--- BEGIN Dataset rows ---
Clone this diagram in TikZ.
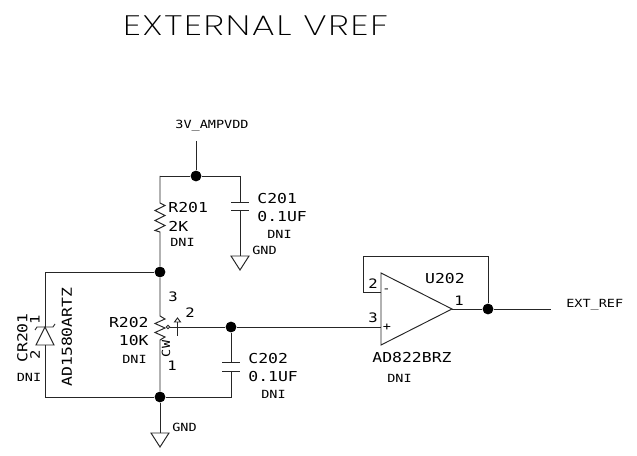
\documentclass[tikz,border=0pt]{standalone}
\usepackage{fontspec}
\setmainfont[FakeStretch=1.2]{DejaVu Sans Mono}
\newfontfamily\titlefont[UprightFont={* ExtraLight},FakeStretch=1.3,LetterSpace=6]{Poppins}
\usetikzlibrary{calc}
\tikzset{
  wire/.style={line width=.55pt,black!85},
  junction/.style={circle,fill=black,inner sep=0pt,minimum size=6.2pt},
  tiny label/.style={inner sep=0pt,font=\fontsize{6.4}{7}\selectfont},
  part label/.style={inner sep=0pt,font=\fontsize{7.8}{9}\selectfont},
  pin label/.style={inner sep=0pt,font=\fontsize{7.4}{9}\selectfont}
}
\newcommand{\GndSym}[2]{% coordinate name, position of top
  \coordinate (#1) at (#2);
  \draw[wire] ($(#1)+(-9,0)$) -- ($(#1)+(9,0)$) -- ($(#1)+(0,14)$) -- cycle;
}
\begin{document}
\begin{tikzpicture}[x=.02cm,y=-.02cm]
  \useasboundingbox (0,0) rectangle (637,456);
  \node[inner sep=0pt,font=\titlefont\fontsize{16}{20}\selectfont] (title) at (255.5,26) {EXTERNAL VREF};
  % supply
  \node[tiny label] (vdd) at (212,126) {3V\_AMPVDD};
  \coordinate (vddend) at (196,141);
  \node[junction] (top) at (196,176) {};
  \coordinate (topl) at (160,176);
  \coordinate (topr) at (240,176);
  \draw[wire] (vddend) -- (top);
  \draw[wire] (top) -- (topl);
  \draw[wire] (top) -- (topr);
  % R201
  \node[junction] (mid) at (160,272) {};
  \coordinate (r1a) at (160,203);
  \coordinate (r1b) at (160,232);
  \draw[wire] (topl) -- (r1a) -- ++(5,2.5) -- ++(-10,5) -- ++(10,5) -- ++(-10,5) -- ++(10,5) -- ++(-10,5) -- (r1b) -- (mid);
  \node[part label,anchor=west] (r201) at (168,208) {R201};
  \node[part label,anchor=west] (r201v) at (168,226) {2K};
  \node[tiny label,anchor=west] (r201d) at (170,242) {DNI};
  % C201
  \coordinate (c1a) at (240,202);
  \coordinate (c1b) at (240,210);
  \draw[wire] (topr) -- (c1a);
  \draw[wire] ($(c1a)+(-9,0)$) -- ($(c1a)+(9,0)$);
  \draw[wire] ($(c1b)+(-9,0)$) -- ($(c1b)+(9,0)$);
  \GndSym{gnda}{240,256}
  \draw[wire] (c1b) -- (gnda);
  \node[part label,anchor=west] (c201) at (257,199) {C201};
  \node[part label,anchor=west] (c201v) at (257,217) {0.1UF};
  \node[tiny label,anchor=west] (c201d) at (267,234) {DNI};
  \node[tiny label,anchor=west] (gndal) at (252,250) {GND};
  % R202
  \node[junction] (bot) at (160,397) {};
  \coordinate (r2a) at (160,316);
  \coordinate (r2b) at (160,343);
  \draw[wire] (mid) -- (r2a) -- ++(5,3) -- ++(-10,4.5) -- ++(10,4.5) -- ++(-10,4.5) -- ++(10,4.5) -- ++(-5,3) -- (r2b) -- (bot);
  \node[pin label] (p3) at (173,297) {3};
  \node[pin label] (p2) at (190,313) {2};
  \node[pin label] (p1) at (172,366) {1};
  \node[part label,anchor=east] (r202) at (149,323) {R202};
  \node[part label,anchor=east] (r202v) at (149,341) {10K};
  \node[tiny label,anchor=east] (r202d) at (147,359) {DNI};
  \node[tiny label,rotate=90] (cw) at (166,349) {CW};
  % wiper
  \node[draw,wire,circle,inner sep=0pt,minimum size=2pt] (wip) at (168,327) {};
  \node[junction] (wj) at (231,327) {};
  \draw[wire] (wip) -- (wj);
  \coordinate (arra) at (177.5,336);
  \coordinate (arrb) at (177.5,322);
  \draw[wire] (arra) -- (arrb);
  \draw[wire] ($(arrb)+(-3,0)$) -- ($(arrb)+(3,0)$) -- (177.5,318) -- cycle;
  % C202
  \coordinate (c2a) at (231,362.5);
  \coordinate (c2b) at (231,371);
  \coordinate (botr) at (231,397);
  \draw[wire] (wj) -- (c2a);
  \draw[wire] ($(c2a)+(-9,0)$) -- ($(c2a)+(9,0)$);
  \draw[wire] ($(c2b)+(-9,0)$) -- ($(c2b)+(9,0)$);
  \draw[wire] (c2b) -- (botr) -- (bot);
  \node[part label,anchor=west] (c202) at (248,359) {C202};
  \node[part label,anchor=west] (c202v) at (248,377) {0.1UF};
  \node[tiny label,anchor=west] (c202d) at (261,394) {DNI};
  % ground
  \GndSym{gndb}{160,433}
  \draw[wire] (bot) -- (gndb);
  \node[tiny label,anchor=west] (gndbl) at (172,427) {GND};
  % diode
  \coordinate (dla) at (45,272);
  \coordinate (dlb) at (45,397);
  \coordinate (da) at (45,327);
  \coordinate (dc) at (45,345);
  \draw[wire] (mid) -- (dla) -- (da);
  \draw[wire] (dc) -- (dlb) -- (bot);
  \draw[wire] ($(dc)+(-9,0)$) -- ($(dc)+(9,0)$) -- (da) -- cycle;
  \draw[wire] ($(da)+(-10,3)$) -- ($(da)+(-8,0)$) -- ($(da)+(8,0)$) -- ($(da)+(10,-3)$);
  \node[part label,rotate=90] (cr201) at (22.5,338) {CR201};
  \node[pin label,rotate=90] (d1) at (35,320) {1};
  \node[pin label,rotate=90] (d2) at (35,355) {2};
  \node[part label,rotate=90] (ad1580) at (67,337) {AD1580ARTZ};
  \node[tiny label] (cr201d) at (29,377) {DNI};
  % op amp
  \coordinate (ua) at (381,273);
  \coordinate (ub) at (381,345);
  \node[inner sep=0pt,minimum size=0pt] (uo) at (452,309) {};
  \draw[wire] (ua) -- (ub) -- (uo.center) -- cycle;
  \coordinate (um) at (381,292);
  \coordinate (up) at (381,327);
  \coordinate (fa) at (363,292);
  \coordinate (fb) at (363,256);
  \coordinate (fc) at (488,256);
  \node[junction] (oj) at (488,309) {};
  \coordinate (extend) at (551,309);
  \draw[wire] (um) -- (fa) -- (fb) -- (fc) -- (oj);
  \draw[wire] (wj) -- (up);
  \draw[wire] (uo.center) -- (oj);
  \draw[wire] (oj) -- (extend);
  \node[tiny label] (minus) at (386.5,291) {-};
  \node[tiny label] (plus) at (387,327) {+};
  \node[pin label] (u2) at (373,284) {2};
  \node[pin label] (u3) at (373,318) {3};
  \node[pin label] (u1) at (459,301) {1};
  \node[part label] (u202) at (445,279) {U202};
  \node[part label] (ad822) at (412,358) {AD822BRZ};
  \node[tiny label] (ad822d) at (399.5,378) {DNI};
  \node[tiny label,anchor=west] (ext) at (566,305) {EXT\_REF};
\end{tikzpicture}
\end{document}
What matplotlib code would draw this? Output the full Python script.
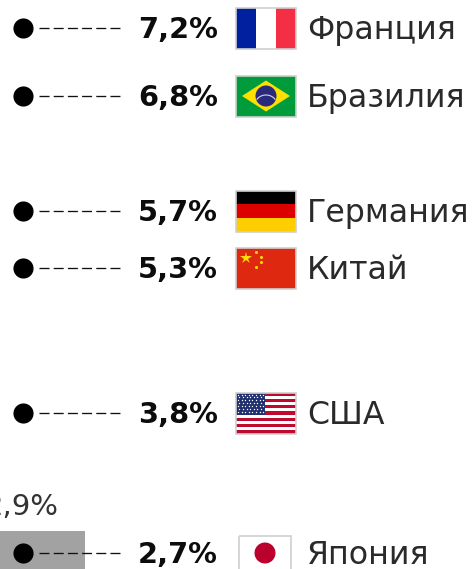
import numpy as np
import matplotlib
matplotlib.use("Agg")
import matplotlib.pyplot as plt
from matplotlib.patches import Rectangle, Circle, Polygon

countries = ["Франция", "Бразилия", "Германия", "Китай", "США", "Япония"]
values = [7.2, 6.8, 5.7, 5.3, 3.8, 2.7]
labels = ["7,2%", "6,8%", "5,7%", "5,3%", "3,8%", "2,7%"]
side_value = 2.9
side_label = "2,9%"

# Vertical layout of the scale: value -> pixel row
scale_v = [2.0, 2.7, 2.9, 3.8, 5.3, 5.7, 6.8, 7.2, 8.0]
scale_p = [650, 553, 505, 413, 268, 211, 96, 28, -100]
W, H = 475, 569

def forward(v):
    return -np.interp(v, scale_v, scale_p)

def inverse(y):
    return np.interp(y, -np.array(scale_p, float), scale_v)

fig = plt.figure(figsize=(W / 100, H / 100), dpi=100)

fx = fig.add_axes([0, 0, 1, 1])
fx.set_xlim(0, W)
fx.set_ylim(H, 0)
fx.axis("off")

ax = fig.add_axes([0, 0, 1, 1])
ax.set_xlim(0, W)
ax.set_yscale("function", functions=(forward, inverse))
ax.set_ylim(inverse(-H), inverse(0))
ax.axis("off")
ax.patch.set_alpha(0)

fx.add_patch(Rectangle((0, 531), 85, 38, color="#a2a2a2", lw=0, zorder=0))

PCT = dict(family="DejaVu Sans", fontsize=20.8, fontweight="bold", color="#0c0c0c", ha="right", va="center")
NAME = dict(family="DejaVu Sans", fontsize=22.8, fontweight="normal", color="#2a2a2a", ha="left", va="center")

def put(x, v, s, dy, **kw):
    ax.annotate(s, (x, v), xytext=(0, dy), textcoords="offset pixels", **kw)

put(59, side_value, side_label, -2, family="DejaVu Sans", fontsize=21, color="#333333", ha="right", va="center")

for v, lab, name in zip(values, labels, countries):
    ax.plot([39, 122], [v, v], color="#111111", lw=0.95, dashes=(10 / 1.32, 4.2 / 1.32), zorder=2)
    ax.plot([23], [v], "o", color="black", ms=14.5, mew=0, zorder=3)
    put(218, v, lab, -2, **PCT)
    put(307, v, name, -2, **NAME)

def frame(x, y, w, h):
    fx.add_patch(Rectangle((x, y), w, h, fc="none", ec="#cfcfcf", lw=1.2, zorder=5))

def rect(x, y, w, h, c):
    fx.add_patch(Rectangle((x, y), w, h, fc=c, ec="none", zorder=4))

fw, fh = 60, 41
fl = 236

def france(y):
    for i, c in enumerate(["#00209f", "#ffffff", "#f42f45"]):
        rect(fl + i * fw / 3, y, fw / 3, fh, c)
    frame(fl, y, fw, fh)

def brazil(y):
    rect(fl, y, fw, fh, "#009b3a")
    fx.add_patch(Polygon([(fl + 6, y + fh / 2), (fl + fw / 2, y + 5), (fl + fw - 6, y + fh / 2), (fl + fw / 2, y + fh - 5)],
                         fc="#fedf00", ec="none", zorder=5))
    fx.add_patch(Circle((fl + fw / 2, y + fh / 2), 10.5, fc="#2a2a7c", ec="none", zorder=6))
    th = np.radians(np.arange(215, 326, 5))
    fx.plot(fl + fw / 2 + 11 * np.cos(th), y + fh / 2 + 9 + 10 * np.sin(th), color="#cfd6e6", lw=0.8, zorder=7)
    frame(fl, y, fw, fh)

def germany(y):
    for i, c in enumerate(["#000000", "#dd0000", "#ffce00"]):
        rect(fl, y + i * fh / 3, fw, fh / 3, c)
    frame(fl, y, fw, fh)

def china(y):
    rect(fl, y, fw, fh, "#de2910")
    fx.plot([fl + 10], [y + 10], marker="*", color="#ffde00", ms=9, mew=0, zorder=6)
    for dx, dy in [(20, 4), (25, 9), (25, 14), (20, 19)]:
        fx.plot([fl + dx], [y + dy], marker="o", color="#ffde00", ms=2.2, mew=0, zorder=6)
    frame(fl, y, fw, fh)

def usa(y):
    rect(fl, y, fw, fh, "#ffffff")
    sh = fh / 13
    for i in range(0, 13, 2):
        rect(fl, y + i * sh, fw, sh, "#bf0a30")
    fx.add_patch(Rectangle((fl, y), fw * 0.48, sh * 7, fc="#1f2f6f", ec="none", zorder=5))
    for r in range(7):
        for c in range(8):
            fx.plot([fl + 2 + c * 3.6 + (r % 2) * 1.4], [y + 2 + r * 2.9], marker="o", color="#ffffff", ms=1.0, mew=0, zorder=6)
    frame(fl, y, fw, fh)

def japan(y):
    x0, w = 239, 52
    rect(x0, y, w, 41, "#ffffff")
    frame(x0, y, w, 41)
    fx.add_patch(Circle((x0 + w / 2, y + 17), 10.5, fc="#bc002d", ec="none", zorder=6))

for fn, v in zip([france, brazil, germany, china, usa, japan], values):
    top = -forward(v) - fh / 2
    if fn is japan:
        top = -forward(v) - 17
    fn(top)

fig.savefig("out.png", dpi=100)
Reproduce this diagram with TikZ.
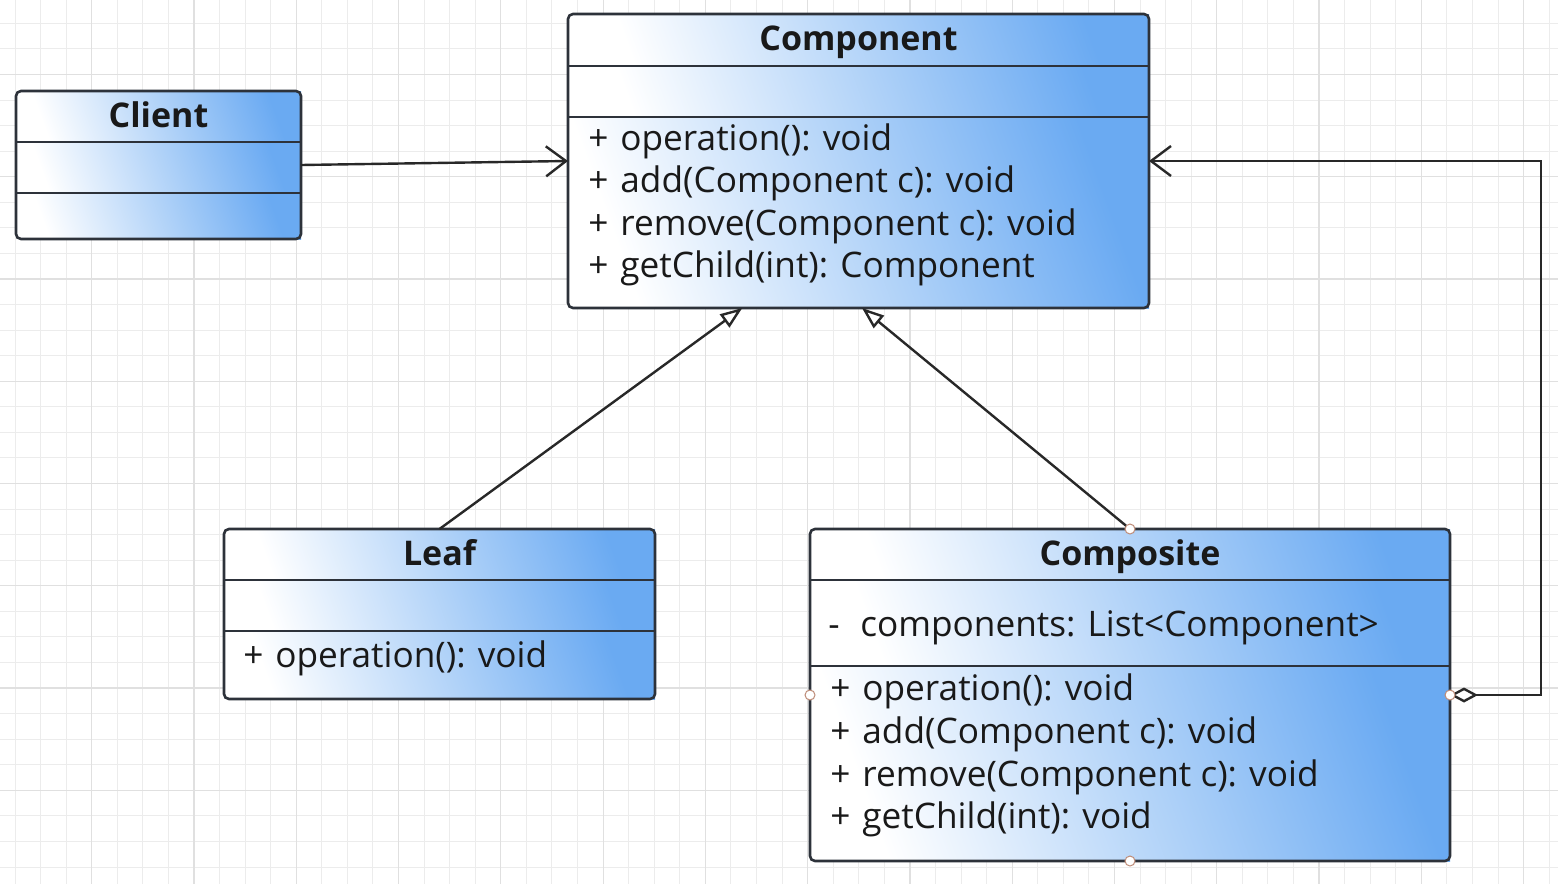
\documentclass[tikz,border=0pt]{standalone}
\usepackage{fontspec}
\setmainfont{Open Sans}
\usetikzlibrary{arrows.meta,calc}
\definecolor{umlblue}{RGB}{106,170,242}
\definecolor{gminor}{RGB}{236,236,236}
\definecolor{gmajor}{RGB}{224,224,224}
\definecolor{edgecol}{RGB}{45,50,58}
\definecolor{linecol}{RGB}{40,40,40}
\definecolor{handlecol}{RGB}{190,140,120}
\newcommand\pre[1]{\makebox[16pt][l]{#1}}
\newcommand\compart[4]{\shade[left color=white,right color=umlblue,shading angle=110] (#1,#2) rectangle (#3,#4);}
\begin{document}
\begin{tikzpicture}[x=0.5pt,y=-0.5pt,
  font=\fontsize{17.6}{21}\selectfont,
  umlbox/.style={draw=edgecol,line width=1.3pt,rounded corners=2.5pt,inner sep=0pt,outer sep=0pt},
  divider/.style={draw=edgecol,line width=1.3pt},
  titletext/.style={font=\fontsize{17}{21}\selectfont\bfseries,text=black!90,anchor=base,inner sep=0pt},
  member/.style={text=black!90,anchor=base west,inner sep=0pt},
  conn/.style={draw=linecol,line width=1.2pt},
  handle/.style={circle,draw=handlecol,fill=white,line width=0.5pt,minimum size=5pt,inner sep=0pt},
  gen/.style={-{Triangle[fill=white,length=11pt,width=8pt]}},
  assoc/.style={-{Straight Barb[length=10pt,width=15pt]}}
]
\useasboundingbox (0,0) rectangle (1558,884);
\fill[white] (0,0) rectangle (1558,884);
% grid
\foreach \i in {0,...,60} \draw[gminor,line width=0.5pt] (15+\i*25.57,0) -- (15+\i*25.57,884);
\foreach \i in {0,...,34} \draw[gminor,line width=0.5pt] (0,23.3+\i*25.57) -- (1558,23.3+\i*25.57);
\foreach \i in {0,...,14} \draw[gmajor,line width=0.6pt] (91.7+\i*102.28,0) -- (91.7+\i*102.28,884);
\foreach \i in {0,...,8} \draw[gmajor,line width=0.6pt] (0,74.4+\i*102.28) -- (1558,74.4+\i*102.28);

% Client
\compart{16}{91}{301}{142}
\compart{16}{142}{301}{193}
\compart{16}{193}{301}{239}
\node[umlbox,minimum width=142.5pt,minimum height=74pt] (client) at (158.5,165) {};
\draw[divider] (16,142) -- (301,142);
\draw[divider] (16,193) -- (301,193);
\node[titletext] (clientT) at (158.5,127) {Client};

% Component
\compart{568}{14}{1149}{66}
\compart{568}{66}{1149}{117}
\compart{568}{117}{1149}{308}
\node[umlbox,minimum width=290.5pt,minimum height=147pt] (component) at (858.5,161) {};
\draw[divider] (568,66) -- (1149,66);
\draw[divider] (568,117) -- (1149,117);
\node[titletext] (componentT) at (858.5,50) {Component};
\node[member] (cm1) at (588,150) {\pre{+}operation(): void};
\node[member] (cm2) at (588,192.5) {\pre{+}add(Component c): void};
\node[member] (cm3) at (588,235) {\pre{+}remove(Component c): void};
\node[member] (cm4) at (588,277.5) {\pre{+}getChild(int): Component};

% Leaf
\compart{224}{529}{655}{580}
\compart{224}{580}{655}{631}
\compart{224}{631}{655}{699}
\node[umlbox,minimum width=215.5pt,minimum height=85pt] (leaf) at (439.5,614) {};
\draw[divider] (224,580) -- (655,580);
\draw[divider] (224,631) -- (655,631);
\node[titletext] (leafT) at (439.5,565) {Leaf};
\node[member] (lm1) at (243,667.5) {\pre{+}operation(): void};

% Composite
\compart{810}{529}{1450}{580}
\compart{810}{580}{1450}{666}
\compart{810}{666}{1450}{861}
\node[umlbox,minimum width=320pt,minimum height=166pt] (composite) at (1130,695) {};
\draw[divider] (810,580) -- (1450,580);
\draw[divider] (810,666) -- (1450,666);
\node[titletext] (compositeT) at (1130,565) {Composite};
\node[member] (pa1) at (828,636) {\pre{-}components: List<Component>};
\node[member] (pm1) at (830,700.5) {\pre{+}operation(): void};
\node[member] (pm2) at (830,743.5) {\pre{+}add(Component c): void};
\node[member] (pm3) at (830,786.5) {\pre{+}remove(Component c): void};
\node[member] (pm4) at (830,828.5) {\pre{+}getChild(int): void};

% connectors
\draw[conn,assoc] (client.east) -- (component.west);
\draw[conn,gen] (leaf.north) -- ($(component.south west)!0.3!(component.south east)$);
\draw[conn,gen] (composite.north) -- ($(component.south)+(3.5,0)$);
\coordinate (turn) at (1541,161);
\draw[conn,{Diamond[fill=white,length=14pt,width=7.5pt]}-{Straight Barb[length=10pt,width=15pt]}] (composite.east) -| (turn) -- (component.east);

% handles
\node[handle] (h1) at (composite.north) {};
\node[handle] (h2) at (composite.west) {};
\node[handle] (h3) at (composite.east) {};
\node[handle] (h4) at (composite.south) {};
\end{tikzpicture}
\end{document}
--- END Dataset rows ---
Find every line with the word "matplotlib" and state how many there are, with no other words.

Result of this exercise | 5